I'm not sure what you mean here. You have written yourself the first term of $A^2 f(x)$ as d (df(x)/dx + xf(x))/dx, meaning
$$\frac{d}{dx} \left( \frac{d f(x)}{dx} + x f(x) \right)$$
which expands to
$$\frac{d}{dx} \left( \frac{d f(x)}{dx} \right) + \frac{d}{dx} \left( x f(x) \right)$$
It is the second term there that you do not calculate properly.
What is $\frac{d}{dx} \left( f(x) g(x) \right)$ ?

10. Oct 8, 2014

### terp.asessed

What is $\frac{d}{dx} \left( f(x) g(x) \right)$ ?[/QUOTE]

d(f(x)g(x)/dx = g(x)df(x)/dx + f(x) dg(x)/dx?

11. Oct 8, 2014

### Staff: Mentor

Correct, now apply it to your problem by setting $g(x) = x$.

12. Oct 8, 2014

### terp.asessed

GOTCHA! Finally got the result:

A2f(x) = d2f(x)/dx2 + f(x) + 2xdf(x)/dx + x2f(x)

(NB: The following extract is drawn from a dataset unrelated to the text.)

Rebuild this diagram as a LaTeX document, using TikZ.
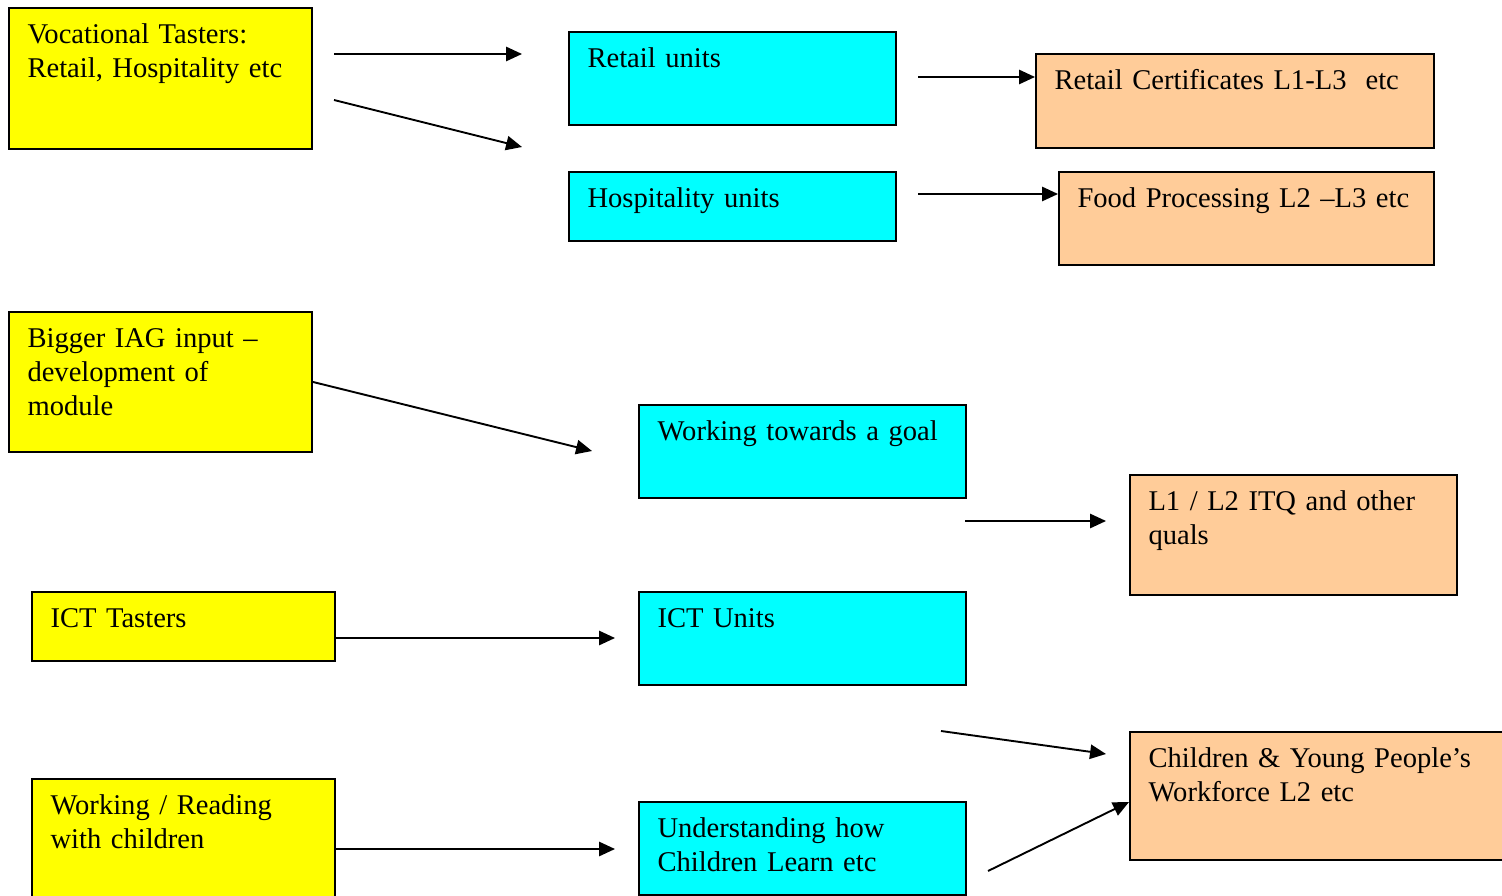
\documentclass[tikz,border=0pt]{standalone}
\usepackage{fontspec}
\setmainfont{Liberation Serif}
\usetikzlibrary{arrows.meta, positioning, calc}
\definecolor{taster}{RGB}{255, 255, 0}
\definecolor{unitcol}{RGB}{0, 255, 255}
\definecolor{peach}{RGB}{255, 204, 153}
\newcommand\boxfont{\fontsize{12}{14.3}\selectfont\frenchspacing\spaceskip 2.3pt plus 1pt minus 0.5pt\relax}
\tikzset{
    box/.style 2 args={rectangle, draw=black, line width=0.8pt, anchor=north west, align=left, font=\boxfont, inner xsep=7.8pt, inner ysep=0pt, text width=#1*0.42pt-15.6pt, text height=15.1pt, text depth=#2*0.42pt-15.1pt},
    arr/.style={-{Triangle[length=6.7pt, width=6pt]}, line width=0.8pt, black}
}

\begin{document}
\begin{tikzpicture}[x=0.42pt, y=-0.42pt]
        \useasboundingbox (0,0) rectangle (1502,896);
        \clip (0,0) rectangle (1502,896);

        \node[box={303}{141}, fill=taster] (voc) at (8,7) {Vocational Tasters:\\Retail, Hospitality etc};
        \node[box={303}{140}, fill=taster] (iag) at (8,311) {Bigger IAG input –\\development of\\module};
        \node[box={303}{69}, fill=taster] (ict) at (31,591) {ICT Tasters};
        \node[box={303}{130}, fill=taster] (read) at (31,778) {Working / Reading\\with children};

        \node[box={327}{93}, fill=unitcol] (retail) at (568,31) {Retail units};
        \node[box={327}{69}, fill=unitcol] (hosp) at (568,171) {Hospitality units};
        \node[box={327}{93}, fill=unitcol] (goal) at (638,404) {Working towards a goal};
        \node[box={327}{93}, fill=unitcol] (ictu) at (638,591) {ICT Units};
        \node[box={327}{93}, fill=unitcol] (learn) at (638,801) {Understanding how\\Children Learn etc};

        \node[box={398}{94}, fill=peach] (rcert) at (1035,53) {Retail Certificates L1-L3~ etc};
        \node[box={375}{93}, fill=peach] (food) at (1058,171) {Food Processing L2 –L3 etc};
        \node[box={327}{120}, fill=peach] (itq) at (1129,474) {L1 / L2 ITQ and other\\quals};
        \node[box={400}{128}, fill=peach] (cyp) at (1129,731) {Children \& Young People’s\\Workforce L2 etc};

        \coordinate (a1) at (334,54);
        \coordinate (a2) at (522,54);
        \coordinate (b1) at (334,100);
        \coordinate (b2) at (522,147);
        \coordinate (c1) at (918,77);
        \coordinate (d1) at (918,194);
        \coordinate (e2) at (592,451);
        \coordinate (f1) at (965,521);
        \coordinate (f2) at (1106,521);
        \coordinate (g2) at (615,638);
        \coordinate (h1) at (941,731);
        \coordinate (h2) at (1106,754);
        \coordinate (i2) at (615,849);
        \coordinate (j1) at (988,871);
        \coordinate (j2) at (1129,802);

        \draw[arr] (a1) -- (a2);
        \draw[arr] (b1) -- (b2);
        \draw[arr] (c1) -- (c1 -| rcert.west);
        \draw[arr] (d1) -- (d1 -| food.west);
        \draw[arr] (iag.east) -- (e2);
        \draw[arr] (f1) -- (f2);
        \draw[arr] (g2 -| ict.east) -- (g2);
        \draw[arr] (h1) -- (h2);
        \draw[arr] (i2 -| read.east) -- (i2);
        \draw[arr] (j1) -- (j2);
    \end{tikzpicture}
\end{document}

Also, one more question...if A = 2x d/dx...just in case...is it:

Af(x) = 2x df(x)/dx
OR
=2xf(x) df(x)/dx?

13. Oct 8, 2014

### Staff: Mentor

You can see that A as a combination of operators, $\hat{A} = \hat{B} \hat{C}$, with $\hat{B} \equiv 2x$, meaning "multiply by $2x$," and $\hat{C} \equiv \frac{d}{dx}$, meaning "differentiate with respect to $x$." These operators are to be applied in sequence, starting from the right-most and moving to the left, meaning here "differentiate with respect to $x$, then multiply the result by $2x$." Therefore your first line above is correct.

14. Oct 8, 2014

### terp.asessed

Thank you very much!!!!!!!!!!!!!